The president entrusted the formation of a new cabinet to Dr. Wilhelm Cuno, manager of the Hamburg-America Line, who accomplished the task with some difficulty. As the Social Democrats refused to join, Dr. Cuno formed a so-called business ministry, which usually is composed of non-politicians. In this case, however, it was largely composed of deputies of the bourgeois coalition in addition to Cuno, who did not belong to any party and in fact was not a member of the Reichstag when he first took over. These parties did not form a majority in the House by themselves. Consequently, the cabinet depended on the good will either of the Social Democrats or the German Nationalists.
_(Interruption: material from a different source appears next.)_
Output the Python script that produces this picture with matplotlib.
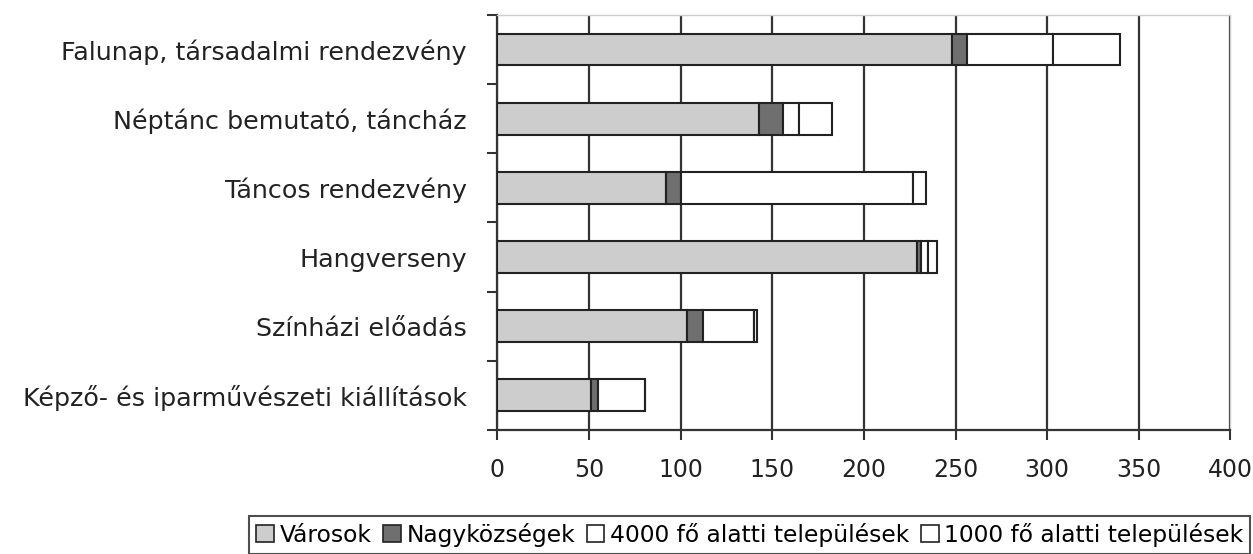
import matplotlib
matplotlib.use("Agg")
import matplotlib.pyplot as plt
from matplotlib.patches import Patch

categories = ["Falunap, társadalmi rendezvény", "Néptánc bemutató, táncház",
              "Táncos rendezvény", "Hangverseny", "Színházi előadás",
              "Képző- és iparművészeti kiállítások"]
series_names = ["Városok", "Nagyközségek", "4000 fő alatti települések",
                "1000 fő alatti települések"]
varosok = [248, 143, 92, 229, 103.5, 51]
nagykozsegek = [8, 13, 8, 2, 8.5, 4]
alatt4000 = [47, 8.5, 127, 4, 28, 25.5]
alatt1000 = [37, 18, 7, 5, 1.5, 0]
xticks = [0, 50, 100, 150, 200, 250, 300, 350, 400]

colors = ["#cdcdcd", "#6f6f6f", "#ffffff", "#ffffff"]

plt.rcParams['font.family'] = ['DejaVu Sans']
fig = plt.figure(figsize=(12.53, 5.54), dpi=100)
ax = fig.add_axes([0.397, 0.224, 0.585, 0.749])

y = list(range(len(categories)))
left = [0] * len(categories)
for vals, col in zip([varosok, nagykozsegek, alatt4000, alatt1000], colors):
    ax.barh(y, vals, left=left, height=0.46, color=col, edgecolor="#222222",
            linewidth=1.5, zorder=3)
    left = [l + v for l, v in zip(left, vals)]

ax.set_xlim(0, 400)
ax.set_ylim(len(categories) - 0.5, -0.5)
ax.set_xticks(xticks)
ax.set_xticklabels([str(t) for t in xticks], fontsize=17, color="#222222")
ax.set_yticks(y)
ax.set_yticklabels(categories, fontsize=18.3, color="#222222")
ax.tick_params(axis='y', length=0, pad=22)
ax.tick_params(axis='x', length=7, width=1.5, color="#333333", pad=13)
ax.set_yticks([i + 0.5 for i in range(-1, len(categories))], minor=True)
ax.tick_params(axis='y', which='minor', length=7, width=1.5, color="#333333")

ax.grid(axis='x', color="#333333", linewidth=1.6, zorder=0)
for s in ['left', 'bottom']:
    ax.spines[s].set_color("#333333")
    ax.spines[s].set_linewidth(1.6)
for s in ['top', 'right']:
    ax.spines[s].set_color("#cccccc")
    ax.spines[s].set_linewidth(1.0)

handles = [Patch(facecolor=c, edgecolor="#222222", linewidth=1.2) for c in colors]
leg = fig.legend(handles, series_names, loc='lower right',
                 bbox_to_anchor=(0.998, 0.0), ncol=4, fontsize=16.8,
                 frameon=True, fancybox=False, edgecolor="#222222",
                 handlelength=0.75, handleheight=0.75, handletextpad=0.25,
                 columnspacing=0.5, borderpad=0.3, borderaxespad=0.0)
leg.get_frame().set_linewidth(1.5)

fig.savefig("out.png", dpi=100, facecolor="white")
Cuno's cabinet was as follows:
- Wilhelm Cuno – Chancellor
- Frederic Hans von Rosenberg - Foreign Minister
- Rudolf Oeser (German Democratic Party (DDP)) – Interior Minister
- Andreas Hermes (German Centre Party (Z)) – Finance Minister
- Johannes Becker (German People's Party (DVP)) – Economics Minister
- Heinrich Brauns (Z) – Labour Minister
- Rudolf Heinze (DVP) – Justice Minister
- Otto Gessler (DDP) – Defence Minister
- Karl Stingl (Bavarian Centre Party (BVP)) – Postal Minister
- Wilhelm Groener – Transport Minister
- Hans Luther – Food Minister
- Heinrich Albert – Treasury Minister of Germany and Reconstruction Minister of Germany

The new government continued the reparations policy of its predecessor. When a conference of the Allies met in London to consider the German request for a postponement of payment, the new government made fresh proposals on matters of detail regarding the periods and the application of the loans it had in view. The conference rejected the proposals as inadequate. The London negotiations brought no solution of the reparations question. Poincaré's plans for the seizing of "productive pledges" and the occupation of the Ruhr valley met with the opposition of the other powers, while Poincaré on his side was not to be moved from his designs, which were of a military and political rather than economic character, by any offers of United Kingdom for a mutual cancellation of debts. Thus the year ended with a situation full of ominous uncertainty.

=== Internal unrest ===
The internal position of the republic was somewhat weakened by unrest arising from economic fragility, which resulted from uncertainty concerning the war debts and its adverse effect on the economy. In February, a strike engineered by the more reckless elements of labor among the railway employees paralyzed traffic for six days in North Germany and a part of Baden. It then collapsed, and was followed by disciplinary action against some of the instigators and also those participators in the strike who had been guilty of acts of violence and sabotage. The government, supported by public opinion, held that state employees had no right to strike, and received a vote of confidence on this point in the Reichstag. A frivolous strike of the Berlin municipal workers, which left the capital without light, water, and electricity, ended after three days with an unconditional resumption of work. Food disturbances broke out at some places in the summer, but they were easily suppressed.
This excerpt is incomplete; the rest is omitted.